Stuart Sim

Personal information
- Born: 17 February 1993 (age 33) Kew, Victoria, Australia
- Education: Scotch College, Melbourne, University of Washington
- Years active: 2011 - current
- Height: 174 cm (5 ft 9 in)

Sport
- Country: Australia
- Sport: Rowing
- Event: Men's eight (M8+)
- Club: Melbourne University Boat Club
- Coached by: Rhett Ayliffe

Achievements and titles
- Olympic finals: Tokyo 2020 M8+
- National finals: King's Cup 2021

= Stuart Sim (rower) =

Australian rowing cox

Stuart Sim (born 17 February 1993) is an Australian representative rowing coxswain. He is an Olympian and a national champion, has represented at world championships and was a world junior champion in 2011. He rowed in the Australian men's eight at the Tokyo 2020 Olympics.

==Club and state rowing==
Raised in Melbourne, Sim was schooled at Scotch College where he took up rowing. He coxed the Scotch first VIII to victories in 2010 and 2011 APS Schools Head of the River (Victoria), as had his father Michael Sim in 1978 and his grandfather Bob in 1941. His Australian club rowing has been from the Melbourne University Boat Club.

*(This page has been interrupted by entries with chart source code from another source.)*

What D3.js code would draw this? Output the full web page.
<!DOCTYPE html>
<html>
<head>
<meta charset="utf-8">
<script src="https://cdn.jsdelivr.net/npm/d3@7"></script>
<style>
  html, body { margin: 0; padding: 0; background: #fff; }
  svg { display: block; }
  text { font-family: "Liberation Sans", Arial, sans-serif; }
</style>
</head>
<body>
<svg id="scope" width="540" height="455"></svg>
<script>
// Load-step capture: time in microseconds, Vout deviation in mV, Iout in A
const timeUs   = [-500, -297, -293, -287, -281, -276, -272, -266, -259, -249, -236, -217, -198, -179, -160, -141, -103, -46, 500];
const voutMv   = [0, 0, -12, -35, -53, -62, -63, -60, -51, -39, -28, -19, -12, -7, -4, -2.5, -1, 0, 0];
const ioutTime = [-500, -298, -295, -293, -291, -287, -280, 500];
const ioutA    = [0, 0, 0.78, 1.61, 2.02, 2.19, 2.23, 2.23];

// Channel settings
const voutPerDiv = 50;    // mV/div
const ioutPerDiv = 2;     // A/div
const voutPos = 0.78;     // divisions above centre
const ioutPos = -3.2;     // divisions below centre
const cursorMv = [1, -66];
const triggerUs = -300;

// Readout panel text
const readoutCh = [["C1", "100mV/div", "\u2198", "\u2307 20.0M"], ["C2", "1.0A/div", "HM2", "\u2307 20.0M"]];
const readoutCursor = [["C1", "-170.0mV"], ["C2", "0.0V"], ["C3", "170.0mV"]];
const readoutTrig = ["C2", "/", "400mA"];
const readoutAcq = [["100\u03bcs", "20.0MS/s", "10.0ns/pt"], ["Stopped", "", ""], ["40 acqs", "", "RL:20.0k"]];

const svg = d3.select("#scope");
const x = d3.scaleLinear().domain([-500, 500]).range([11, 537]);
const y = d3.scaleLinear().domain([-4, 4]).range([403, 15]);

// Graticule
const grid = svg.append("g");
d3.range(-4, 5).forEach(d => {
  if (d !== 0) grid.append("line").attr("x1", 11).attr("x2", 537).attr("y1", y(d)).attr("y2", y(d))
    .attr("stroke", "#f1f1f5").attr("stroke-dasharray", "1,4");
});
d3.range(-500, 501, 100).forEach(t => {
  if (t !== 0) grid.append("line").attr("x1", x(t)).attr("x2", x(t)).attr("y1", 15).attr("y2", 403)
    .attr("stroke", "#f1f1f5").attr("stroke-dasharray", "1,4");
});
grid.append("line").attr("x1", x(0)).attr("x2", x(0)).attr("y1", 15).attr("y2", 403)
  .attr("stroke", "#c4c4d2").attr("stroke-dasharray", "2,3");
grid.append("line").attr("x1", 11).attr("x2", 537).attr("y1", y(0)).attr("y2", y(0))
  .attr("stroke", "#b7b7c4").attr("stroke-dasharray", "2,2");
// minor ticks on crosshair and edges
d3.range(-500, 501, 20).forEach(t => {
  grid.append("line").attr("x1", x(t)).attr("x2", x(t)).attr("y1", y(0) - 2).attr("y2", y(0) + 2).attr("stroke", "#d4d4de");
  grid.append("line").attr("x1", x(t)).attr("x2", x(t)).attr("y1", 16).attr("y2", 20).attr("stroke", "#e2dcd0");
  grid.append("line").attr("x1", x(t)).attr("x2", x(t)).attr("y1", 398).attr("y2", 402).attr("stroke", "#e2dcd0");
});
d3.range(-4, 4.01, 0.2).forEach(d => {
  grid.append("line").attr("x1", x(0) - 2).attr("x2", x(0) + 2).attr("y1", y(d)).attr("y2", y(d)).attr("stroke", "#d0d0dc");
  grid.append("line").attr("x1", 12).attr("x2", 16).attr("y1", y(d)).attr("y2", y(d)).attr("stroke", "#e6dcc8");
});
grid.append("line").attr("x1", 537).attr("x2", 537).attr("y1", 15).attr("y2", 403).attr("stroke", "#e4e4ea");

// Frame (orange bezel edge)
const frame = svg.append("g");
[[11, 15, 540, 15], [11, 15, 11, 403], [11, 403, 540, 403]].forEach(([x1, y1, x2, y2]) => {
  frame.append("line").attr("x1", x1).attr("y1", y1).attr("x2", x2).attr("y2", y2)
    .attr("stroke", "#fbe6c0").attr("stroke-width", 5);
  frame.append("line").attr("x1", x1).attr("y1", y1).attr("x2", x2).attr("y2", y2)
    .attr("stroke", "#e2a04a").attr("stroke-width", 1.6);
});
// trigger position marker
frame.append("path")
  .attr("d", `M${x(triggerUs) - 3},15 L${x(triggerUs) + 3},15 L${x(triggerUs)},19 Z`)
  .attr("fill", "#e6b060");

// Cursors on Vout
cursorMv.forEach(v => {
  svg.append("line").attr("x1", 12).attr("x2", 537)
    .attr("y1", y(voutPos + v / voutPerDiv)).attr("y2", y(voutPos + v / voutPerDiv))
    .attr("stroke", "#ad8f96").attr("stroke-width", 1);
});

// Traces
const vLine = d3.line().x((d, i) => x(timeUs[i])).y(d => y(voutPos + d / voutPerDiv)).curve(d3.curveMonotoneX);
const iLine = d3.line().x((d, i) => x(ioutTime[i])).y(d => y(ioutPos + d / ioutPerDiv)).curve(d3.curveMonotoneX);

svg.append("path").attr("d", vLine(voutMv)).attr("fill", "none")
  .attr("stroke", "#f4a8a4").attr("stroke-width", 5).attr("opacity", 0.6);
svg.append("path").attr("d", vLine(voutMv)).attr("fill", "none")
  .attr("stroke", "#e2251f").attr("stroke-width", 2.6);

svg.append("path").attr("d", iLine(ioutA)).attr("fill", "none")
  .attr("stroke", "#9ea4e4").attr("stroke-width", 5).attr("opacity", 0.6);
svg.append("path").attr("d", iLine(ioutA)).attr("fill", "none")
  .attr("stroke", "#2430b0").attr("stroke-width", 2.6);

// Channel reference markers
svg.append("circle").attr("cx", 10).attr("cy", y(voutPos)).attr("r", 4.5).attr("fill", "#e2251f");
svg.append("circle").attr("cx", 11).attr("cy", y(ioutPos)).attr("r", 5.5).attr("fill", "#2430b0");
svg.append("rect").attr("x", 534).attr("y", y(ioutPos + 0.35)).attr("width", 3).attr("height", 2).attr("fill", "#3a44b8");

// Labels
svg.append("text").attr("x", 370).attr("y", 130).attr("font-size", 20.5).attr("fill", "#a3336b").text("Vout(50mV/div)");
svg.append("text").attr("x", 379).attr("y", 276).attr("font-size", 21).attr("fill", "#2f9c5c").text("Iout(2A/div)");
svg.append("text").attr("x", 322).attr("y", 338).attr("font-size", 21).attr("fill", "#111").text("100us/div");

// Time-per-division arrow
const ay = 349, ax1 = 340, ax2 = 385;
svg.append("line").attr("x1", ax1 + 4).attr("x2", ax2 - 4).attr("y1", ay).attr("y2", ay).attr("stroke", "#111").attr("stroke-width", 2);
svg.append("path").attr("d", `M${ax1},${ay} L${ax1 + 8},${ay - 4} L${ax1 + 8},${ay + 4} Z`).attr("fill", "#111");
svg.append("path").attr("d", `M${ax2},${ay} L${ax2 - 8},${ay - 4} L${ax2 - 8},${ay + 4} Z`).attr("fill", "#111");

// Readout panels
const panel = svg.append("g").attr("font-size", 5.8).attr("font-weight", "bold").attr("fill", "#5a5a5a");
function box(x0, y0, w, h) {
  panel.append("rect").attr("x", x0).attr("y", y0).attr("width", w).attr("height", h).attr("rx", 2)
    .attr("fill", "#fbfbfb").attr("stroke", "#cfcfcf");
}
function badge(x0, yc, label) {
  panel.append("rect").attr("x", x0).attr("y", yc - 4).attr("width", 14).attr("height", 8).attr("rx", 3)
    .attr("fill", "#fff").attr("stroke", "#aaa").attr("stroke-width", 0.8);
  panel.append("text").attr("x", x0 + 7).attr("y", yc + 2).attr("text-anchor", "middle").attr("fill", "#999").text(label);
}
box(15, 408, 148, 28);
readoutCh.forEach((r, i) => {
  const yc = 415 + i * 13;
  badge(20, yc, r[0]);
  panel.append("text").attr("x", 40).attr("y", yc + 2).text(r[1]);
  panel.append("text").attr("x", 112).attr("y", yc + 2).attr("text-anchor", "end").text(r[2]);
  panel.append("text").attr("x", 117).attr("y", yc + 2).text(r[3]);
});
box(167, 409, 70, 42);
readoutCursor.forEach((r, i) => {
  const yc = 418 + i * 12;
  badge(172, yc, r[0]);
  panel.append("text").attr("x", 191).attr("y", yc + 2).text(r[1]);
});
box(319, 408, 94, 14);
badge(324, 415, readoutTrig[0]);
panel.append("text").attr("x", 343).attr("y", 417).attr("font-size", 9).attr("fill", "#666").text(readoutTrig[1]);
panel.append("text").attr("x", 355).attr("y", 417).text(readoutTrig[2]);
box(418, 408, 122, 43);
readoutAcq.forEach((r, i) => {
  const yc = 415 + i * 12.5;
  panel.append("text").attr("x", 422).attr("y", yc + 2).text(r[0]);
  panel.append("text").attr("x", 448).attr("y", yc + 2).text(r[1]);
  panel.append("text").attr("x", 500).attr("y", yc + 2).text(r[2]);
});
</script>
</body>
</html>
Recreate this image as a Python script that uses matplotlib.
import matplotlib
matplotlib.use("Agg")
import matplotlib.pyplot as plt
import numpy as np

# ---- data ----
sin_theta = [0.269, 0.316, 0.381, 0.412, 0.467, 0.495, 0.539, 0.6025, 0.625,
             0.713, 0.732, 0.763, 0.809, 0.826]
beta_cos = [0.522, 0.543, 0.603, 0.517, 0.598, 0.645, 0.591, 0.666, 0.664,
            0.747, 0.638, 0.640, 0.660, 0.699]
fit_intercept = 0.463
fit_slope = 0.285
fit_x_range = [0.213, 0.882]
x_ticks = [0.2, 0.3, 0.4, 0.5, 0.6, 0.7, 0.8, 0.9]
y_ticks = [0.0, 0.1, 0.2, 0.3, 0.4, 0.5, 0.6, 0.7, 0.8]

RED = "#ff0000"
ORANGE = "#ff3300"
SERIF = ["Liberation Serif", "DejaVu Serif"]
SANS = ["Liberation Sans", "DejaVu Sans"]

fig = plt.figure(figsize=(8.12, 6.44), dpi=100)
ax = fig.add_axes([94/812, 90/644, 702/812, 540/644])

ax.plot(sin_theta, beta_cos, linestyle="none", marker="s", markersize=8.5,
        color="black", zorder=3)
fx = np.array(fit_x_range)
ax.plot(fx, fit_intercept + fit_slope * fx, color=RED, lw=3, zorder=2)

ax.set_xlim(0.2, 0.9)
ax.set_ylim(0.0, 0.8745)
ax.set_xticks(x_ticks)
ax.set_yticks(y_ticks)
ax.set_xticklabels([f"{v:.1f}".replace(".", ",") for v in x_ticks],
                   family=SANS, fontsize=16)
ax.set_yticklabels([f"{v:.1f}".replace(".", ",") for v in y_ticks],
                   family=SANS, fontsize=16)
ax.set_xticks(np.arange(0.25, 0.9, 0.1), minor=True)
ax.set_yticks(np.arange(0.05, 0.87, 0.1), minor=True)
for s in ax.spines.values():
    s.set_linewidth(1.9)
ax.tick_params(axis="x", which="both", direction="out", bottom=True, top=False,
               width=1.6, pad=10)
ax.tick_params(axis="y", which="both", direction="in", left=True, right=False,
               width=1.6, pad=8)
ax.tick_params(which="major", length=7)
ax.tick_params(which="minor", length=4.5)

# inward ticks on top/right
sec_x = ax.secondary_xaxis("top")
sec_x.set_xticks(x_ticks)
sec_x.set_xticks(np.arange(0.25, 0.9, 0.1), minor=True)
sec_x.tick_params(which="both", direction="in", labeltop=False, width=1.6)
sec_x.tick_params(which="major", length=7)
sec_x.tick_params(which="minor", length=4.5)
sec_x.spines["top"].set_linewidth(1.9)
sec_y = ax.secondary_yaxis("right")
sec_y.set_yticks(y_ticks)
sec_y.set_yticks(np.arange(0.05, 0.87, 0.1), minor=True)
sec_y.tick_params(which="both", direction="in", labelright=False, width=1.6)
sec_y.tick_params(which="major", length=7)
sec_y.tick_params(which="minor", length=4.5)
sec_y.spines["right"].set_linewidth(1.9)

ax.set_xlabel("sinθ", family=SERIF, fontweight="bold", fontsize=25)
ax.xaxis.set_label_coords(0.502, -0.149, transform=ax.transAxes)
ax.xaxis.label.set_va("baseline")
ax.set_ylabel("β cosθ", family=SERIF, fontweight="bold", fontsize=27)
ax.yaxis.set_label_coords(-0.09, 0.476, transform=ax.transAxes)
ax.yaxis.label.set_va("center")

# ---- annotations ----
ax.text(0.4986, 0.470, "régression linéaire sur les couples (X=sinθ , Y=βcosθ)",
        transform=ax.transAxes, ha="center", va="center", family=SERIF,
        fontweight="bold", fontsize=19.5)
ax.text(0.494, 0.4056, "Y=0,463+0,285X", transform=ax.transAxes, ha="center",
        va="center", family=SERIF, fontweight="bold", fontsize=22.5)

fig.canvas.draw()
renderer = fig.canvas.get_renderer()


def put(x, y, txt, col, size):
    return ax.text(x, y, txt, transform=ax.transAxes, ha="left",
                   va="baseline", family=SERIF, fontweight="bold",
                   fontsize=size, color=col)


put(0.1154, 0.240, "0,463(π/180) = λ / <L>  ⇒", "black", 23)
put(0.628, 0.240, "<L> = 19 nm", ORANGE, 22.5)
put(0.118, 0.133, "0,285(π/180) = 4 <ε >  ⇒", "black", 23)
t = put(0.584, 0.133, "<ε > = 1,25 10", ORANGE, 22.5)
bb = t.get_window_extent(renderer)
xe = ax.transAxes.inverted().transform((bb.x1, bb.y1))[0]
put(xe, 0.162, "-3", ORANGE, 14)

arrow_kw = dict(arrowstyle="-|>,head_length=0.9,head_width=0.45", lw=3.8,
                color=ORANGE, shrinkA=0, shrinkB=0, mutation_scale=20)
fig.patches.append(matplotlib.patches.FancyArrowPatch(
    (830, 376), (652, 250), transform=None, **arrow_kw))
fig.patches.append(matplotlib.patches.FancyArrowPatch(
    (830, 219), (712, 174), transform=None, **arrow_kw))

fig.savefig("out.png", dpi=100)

From 2013 to 2017 Sim attended the University of Washington where he coxed the men's senior eight at various varsity regattas, including a IRA championship win in 2015. In Australia, Sim's representative debut for his state of Victoria came in 2021 when he was selected in the Victorian men's senior eight which contested and won the Kings Cup.

==International representative rowing==
Sim was first selected to represent Australia in a coxed four at the 2011 World Rowing Junior Championships at Eton Dorney. That Australian four, stroked by Alexander Hill won gold and a world junior championship title. At the World Rowing U23 Championships in Linz in 2013 Sim steered an Australian coxed four to an overall fourth place. For the 2014 World U23 Championships in Varese, Sim steered the Australian men's eight to a silver medal placing.

Ahead of the 2016 Olympics the incumbent Australian men's coxswain was David Webster. Webster steered the Australian men's eight at the 2015 World Rowing Cup III in Lucerne and at the Olympic qualifications, the 2015 World Rowing Championships in Aiguebelette, France but they did not qualify for the 2016 Summer Olympics at these regattas. Following the Russian doping scandal of 2016, last minute Olympic berths opened up and when a selected Australian men's senior eight made a last ditch Olympic qualification attempt in May 2016 at Lucerne, Sim was in the stern. They again missed Olympic qualification.

Kendall Brodie coxed the Australian men's eight in their world championship and Henley campaigns from 2017 to 2019 but by the time of 2021 national team selections for the delayed Tokyo Olympics, Sim had regained the coxswain's seat in the eight, which had qualified for the Olympics on its 2019 international performances. In Tokyo the Australian men's eight placed fourth in their heat, fourth in the repechage and sixth in the Olympic A final. Had they repeated their repechage time of 5:25:06 they would have won the silver medal.